Yeah, each color delineates where the reader is. It’s an easy touchstone for someone to know where they are in the story. But, the colors themselves, the sepia orange was inspired by old framed photographs. It’s a color that’s synonymous with old cinema or old newsreels. Things that we connect with nostalgia and old film.
And the blue was because of how I was feeling. It’s kind of a corny answer but I was feeling quite blue during the whole endeavor of writing the book. But the two colors are complementary as well.
What I love about the book is that surfing is an entry-point to talking openly about grief. It’s not a cure-all necessarily, but a vehicle to ease trauma and also to honor the legacy of your late girlfriend.
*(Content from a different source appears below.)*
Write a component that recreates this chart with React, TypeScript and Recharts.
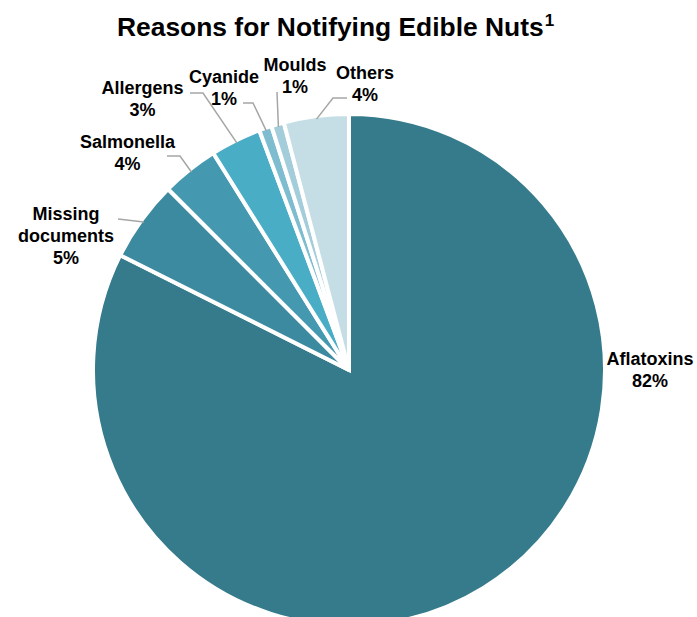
import React from 'react'
import { PieChart, Pie, Cell } from 'recharts'

// reasons, read clockwise from 12 o'clock
const REASONS = ['Aflatoxins', 'Missing documents', 'Salmonella', 'Allergens', 'Cyanide', 'Moulds', 'Others']
const SHARES = [82.4, 5.1, 3.6, 3.2, 0.8, 0.8, 4.1]
const SHARE_LABELS = ['82%', '5%', '4%', '3%', '1%', '1%', '4%']

const COLORS = ['#357B8B', '#3C8A9F', '#4499B1', '#4AADC6', '#7EBDD0', '#A3CDDA', '#C5DEE6']

const FONT = '"Liberation Sans", Arial, Helvetica, sans-serif'
const LINE_COLOR = '#A6A6A6'

// label placement: text centre x, first baseline y, leader elbow + end (null = no leader)
const LABEL_LAYOUT: { x: number; y: number; leader: number[][] | null }[] = [
  { x: 650, y: 365, leader: null },
  { x: 66, y: 219.5, leader: [[118, 219]] },
  { x: 127.5, y: 147.5, leader: [[180, 156], [167, 156]] },
  { x: 142.5, y: 93.5, leader: [[203, 93], [190, 93]] },
  { x: 224, y: 83, leader: [[253, 103], [243, 103]] },
  { x: 295, y: 71, leader: [[277, 92]] },
  { x: 365, y: 78.5, leader: [[333, 98], [347, 98]] },
]

const data = REASONS.map((name, i) => ({ name, value: SHARES[i], label: SHARE_LABELS[i] }))

const RADIAN = Math.PI / 180

const renderLabel = (props: any) => {
  const { cx, cy, midAngle, outerRadius, index } = props
  const layout = LABEL_LAYOUT[index]
  if (!layout) return null
  const lines = [...REASONS[index].split(' '), SHARE_LABELS[index]]
  let leader = null
  if (layout.leader) {
    const r = outerRadius - 3
    const sx = cx + r * Math.cos(-midAngle * RADIAN)
    const sy = cy + r * Math.sin(-midAngle * RADIAN)
    const pts = [[sx, sy], ...layout.leader].map((p) => p.join(',')).join(' ')
    leader = <polyline points={pts} fill="none" stroke={LINE_COLOR} strokeWidth={1.5} />
  }
  return (
    <g key={`label-${index}`}>
      {leader}
      <text
        x={layout.x}
        y={layout.y}
        textAnchor="middle"
        fontFamily={FONT}
        fontWeight="bold"
        fontSize={18}
        fill="#000"
      >
        {lines.map((line, i) => (
          <tspan key={i} x={layout.x} dy={i === 0 ? 0 : 22}>
            {line}
          </tspan>
        ))}
      </text>
    </g>
  )
}

export default function App() {
  return (
    <div style={{ position: 'absolute', left: 0, top: 0, width: 697, height: 617, background: '#fff' }}>
      <div
        style={{
          position: 'absolute',
          left: 117,
          top: 14,
          fontFamily: FONT,
          fontWeight: 'bold',
          fontSize: 26.4,
          lineHeight: '26px',
          whiteSpace: 'nowrap',
          color: '#000',
        }}
      >
        Reasons for Notifying Edible Nuts
        <span style={{ fontSize: 17, position: 'relative', top: -10, marginLeft: 1 }}>1</span>
      </div>
      <PieChart width={697} height={617} margin={{ top: 0, right: 0, bottom: 0, left: 0 }}>
        <Pie
          data={data}
          dataKey="value"
          nameKey="name"
          cx={349}
          cy={370}
          innerRadius={0}
          outerRadius={256}
          startAngle={90}
          endAngle={-270}
          stroke="#fff"
          strokeWidth={4}
          label={renderLabel}
          labelLine={false}
          isAnimationActive={false}
        >
          {data.map((entry, i) => (
            <Cell key={`cell-${i}`} fill={COLORS[i]} />
          ))}
        </Pie>
      </PieChart>
    </div>
  )
}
Thanks, man. Yeah, it’s whatever you’re into. Whether it’s art or movies, skateboarding or anything it’s kind of a distraction. Not even the act itself but everything around it. I mean there are obvious health benefits to surfing, skateboarding, or any other sport. But, in the periphery of the activity, there can also be healing. It’s the community you’re building or the friendships that you’re making with other people. What I’ve learned is you can’t go through life alone and that we need each other. That’s one thing in this book that’s glaringly important is the relationships we make and how they can affect us and change us. For some people, surfing can be an end all be all thing where they just enter the ocean and it cures them. But, for a lot of others, it’s everything around it. You could be talking to a friend and they just relate to you on that level. Not that it’s not important, but it becomes a backdrop for something where real healing can happen.